_WRITTEN INSTRUCTION_
Set the listing down unchanged, minus every embedded image.

_RECORD EXTRACTS_
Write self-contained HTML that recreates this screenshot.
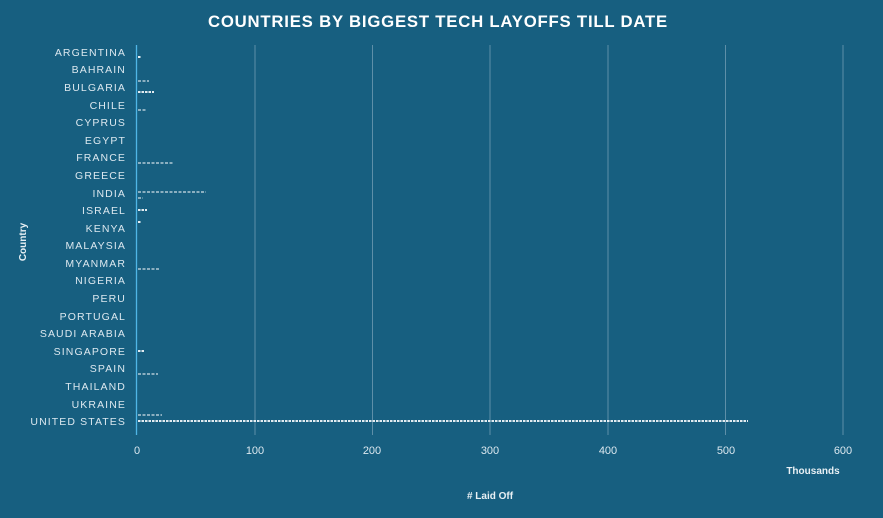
<!DOCTYPE html>
<html><head><meta charset="utf-8"><style>
html,body{margin:0;padding:0;background:#175f80;}
svg{display:block}
</style></head><body>
<svg width="883" height="518" xmlns="http://www.w3.org/2000/svg">
<rect width="883" height="518" fill="#175f80"/>
<text x="438" y="27" text-anchor="middle" font-family="Liberation Sans, sans-serif" font-weight="bold" font-size="17" fill="#fff" letter-spacing="0.8" textLength="460" lengthAdjust="spacingAndGlyphs">COUNTRIES BY BIGGEST TECH LAYOFFS TILL DATE</text>
<g stroke="#5e8fa8" stroke-width="1">
<line x1="255" y1="45" x2="255" y2="435"/>
<line x1="372.5" y1="45" x2="372.5" y2="435"/>
<line x1="490" y1="45" x2="490" y2="435"/>
<line x1="608" y1="45" x2="608" y2="435"/>
<line x1="725.5" y1="45" x2="725.5" y2="435"/>
<line x1="843" y1="45" x2="843" y2="435"/>
</g>
<line x1="136.5" y1="45" x2="136.5" y2="435" stroke="#4fb6e6" stroke-width="1.3"/>
<g font-family="Liberation Sans, sans-serif" font-size="10.5" fill="#dce8ef" text-anchor="end" letter-spacing="1.1">
<text x="126" y="56">ARGENTINA</text>
<text x="126" y="73">BAHRAIN</text>
<text x="126" y="91">BULGARIA</text>
<text x="126" y="109">CHILE</text>
<text x="126" y="126">CYPRUS</text>
<text x="126" y="144">EGYPT</text>
<text x="126" y="161">FRANCE</text>
<text x="126" y="179">GREECE</text>
<text x="126" y="197">INDIA</text>
<text x="126" y="214">ISRAEL</text>
<text x="126" y="232">KENYA</text>
<text x="126" y="249">MALAYSIA</text>
<text x="126" y="267">MYANMAR</text>
<text x="126" y="284">NIGERIA</text>
<text x="126" y="302">PERU</text>
<text x="126" y="320">PORTUGAL</text>
<text x="126" y="337">SAUDI ARABIA</text>
<text x="126" y="355">SINGAPORE</text>
<text x="126" y="372">SPAIN</text>
<text x="126" y="390">THAILAND</text>
<text x="126" y="408">UKRAINE</text>
<text x="126" y="425">UNITED STATES</text>
</g>
<g font-family="Liberation Sans, sans-serif" font-size="11" fill="#dce8ef" text-anchor="middle">
<text x="137" y="454">0</text>
<text x="255" y="454">100</text>
<text x="372" y="454">200</text>
<text x="490" y="454">300</text>
<text x="608" y="454">400</text>
<text x="726" y="454">500</text>
<text x="843" y="454">600</text>
</g>
<text x="813" y="474" text-anchor="middle" font-family="Liberation Sans, sans-serif" font-weight="bold" font-size="10" fill="#e8f0f4">Thousands</text>
<text x="490" y="499" text-anchor="middle" font-family="Liberation Sans, sans-serif" font-weight="bold" font-size="10" fill="#e8f0f4"># Laid Off</text>
<text transform="translate(26,242) rotate(-90)" text-anchor="middle" font-family="Liberation Sans, sans-serif" font-weight="bold" font-size="10" fill="#e8f0f4">Country</text>
<g stroke="#fff" fill="none">
<g stroke-width="1" stroke-dasharray="3,1.5">
<line x1="138" y1="81" x2="149" y2="81"/>
<line x1="138" y1="110" x2="146" y2="110"/>
<line x1="138" y1="163" x2="173" y2="163"/>
<line x1="138" y1="192" x2="206" y2="192"/>
<line x1="138" y1="198" x2="143" y2="198"/>
<line x1="138" y1="269" x2="159" y2="269"/>
<line x1="138" y1="374" x2="158" y2="374"/>
<line x1="138" y1="415" x2="162" y2="415"/>
</g>
<g stroke-width="1.8" stroke-dasharray="2.5,1">
<line x1="138" y1="57" x2="141" y2="57"/>
<line x1="138" y1="92" x2="154" y2="92"/>
<line x1="138" y1="210" x2="147" y2="210"/>
<line x1="138" y1="222" x2="141" y2="222"/>
<line x1="138" y1="351" x2="145" y2="351"/>
<line x1="138" y1="421" x2="748" y2="421"/>
</g>
</g>
</svg>
</body></html>
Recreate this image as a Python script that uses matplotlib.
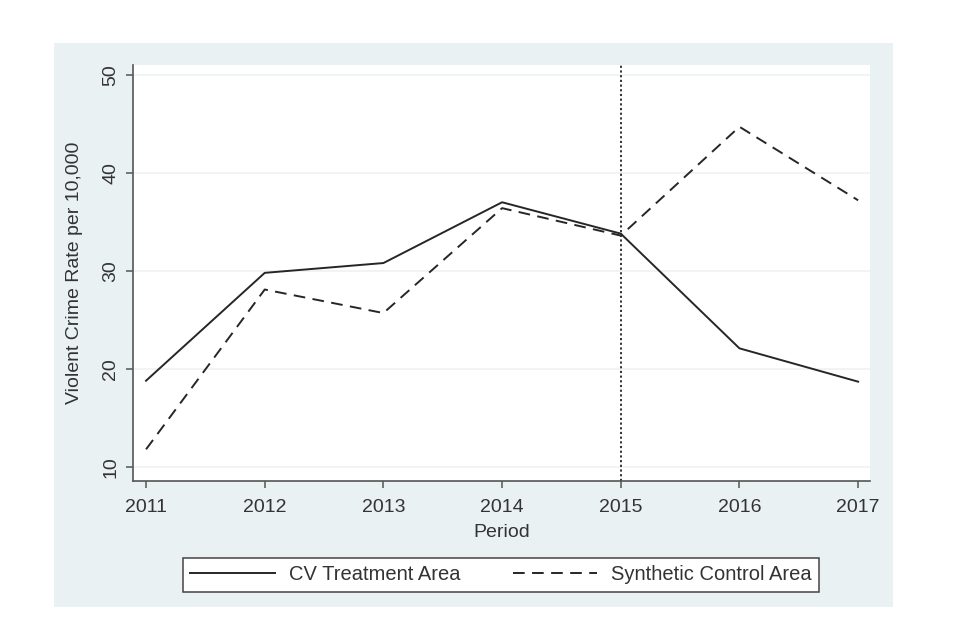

_RESPONSE TO THIS TASK_
Write self-contained HTML that recreates this screenshot.
<!DOCTYPE html>
<html><head><meta charset="utf-8"><style>
html,body{margin:0;padding:0;background:#175f80;}
svg{display:block}
</style></head><body>
<svg width="883" height="518" xmlns="http://www.w3.org/2000/svg">
<rect width="883" height="518" fill="#175f80"/>
<text x="438" y="27" text-anchor="middle" font-family="Liberation Sans, sans-serif" font-weight="bold" font-size="17" fill="#fff" letter-spacing="0.8" textLength="460" lengthAdjust="spacingAndGlyphs">COUNTRIES BY BIGGEST TECH LAYOFFS TILL DATE</text>
<g stroke="#5e8fa8" stroke-width="1">
<line x1="255" y1="45" x2="255" y2="435"/>
<line x1="372.5" y1="45" x2="372.5" y2="435"/>
<line x1="490" y1="45" x2="490" y2="435"/>
<line x1="608" y1="45" x2="608" y2="435"/>
<line x1="725.5" y1="45" x2="725.5" y2="435"/>
<line x1="843" y1="45" x2="843" y2="435"/>
</g>
<line x1="136.5" y1="45" x2="136.5" y2="435" stroke="#4fb6e6" stroke-width="1.3"/>
<g font-family="Liberation Sans, sans-serif" font-size="10.5" fill="#dce8ef" text-anchor="end" letter-spacing="1.1">
<text x="126" y="56">ARGENTINA</text>
<text x="126" y="73">BAHRAIN</text>
<text x="126" y="91">BULGARIA</text>
<text x="126" y="109">CHILE</text>
<text x="126" y="126">CYPRUS</text>
<text x="126" y="144">EGYPT</text>
<text x="126" y="161">FRANCE</text>
<text x="126" y="179">GREECE</text>
<text x="126" y="197">INDIA</text>
<text x="126" y="214">ISRAEL</text>
<text x="126" y="232">KENYA</text>
<text x="126" y="249">MALAYSIA</text>
<text x="126" y="267">MYANMAR</text>
<text x="126" y="284">NIGERIA</text>
<text x="126" y="302">PERU</text>
<text x="126" y="320">PORTUGAL</text>
<text x="126" y="337">SAUDI ARABIA</text>
<text x="126" y="355">SINGAPORE</text>
<text x="126" y="372">SPAIN</text>
<text x="126" y="390">THAILAND</text>
<text x="126" y="408">UKRAINE</text>
<text x="126" y="425">UNITED STATES</text>
</g>
<g font-family="Liberation Sans, sans-serif" font-size="11" fill="#dce8ef" text-anchor="middle">
<text x="137" y="454">0</text>
<text x="255" y="454">100</text>
<text x="372" y="454">200</text>
<text x="490" y="454">300</text>
<text x="608" y="454">400</text>
<text x="726" y="454">500</text>
<text x="843" y="454">600</text>
</g>
<text x="813" y="474" text-anchor="middle" font-family="Liberation Sans, sans-serif" font-weight="bold" font-size="10" fill="#e8f0f4">Thousands</text>
<text x="490" y="499" text-anchor="middle" font-family="Liberation Sans, sans-serif" font-weight="bold" font-size="10" fill="#e8f0f4"># Laid Off</text>
<text transform="translate(26,242) rotate(-90)" text-anchor="middle" font-family="Liberation Sans, sans-serif" font-weight="bold" font-size="10" fill="#e8f0f4">Country</text>
<g stroke="#fff" fill="none">
<g stroke-width="1" stroke-dasharray="3,1.5">
<line x1="138" y1="81" x2="149" y2="81"/>
<line x1="138" y1="110" x2="146" y2="110"/>
<line x1="138" y1="163" x2="173" y2="163"/>
<line x1="138" y1="192" x2="206" y2="192"/>
<line x1="138" y1="198" x2="143" y2="198"/>
<line x1="138" y1="269" x2="159" y2="269"/>
<line x1="138" y1="374" x2="158" y2="374"/>
<line x1="138" y1="415" x2="162" y2="415"/>
</g>
<g stroke-width="1.8" stroke-dasharray="2.5,1">
<line x1="138" y1="57" x2="141" y2="57"/>
<line x1="138" y1="92" x2="154" y2="92"/>
<line x1="138" y1="210" x2="147" y2="210"/>
<line x1="138" y1="222" x2="141" y2="222"/>
<line x1="138" y1="351" x2="145" y2="351"/>
<line x1="138" y1="421" x2="748" y2="421"/>
</g>
</g>
</svg>
</body></html>
Recreate this image as a Python script that uses matplotlib.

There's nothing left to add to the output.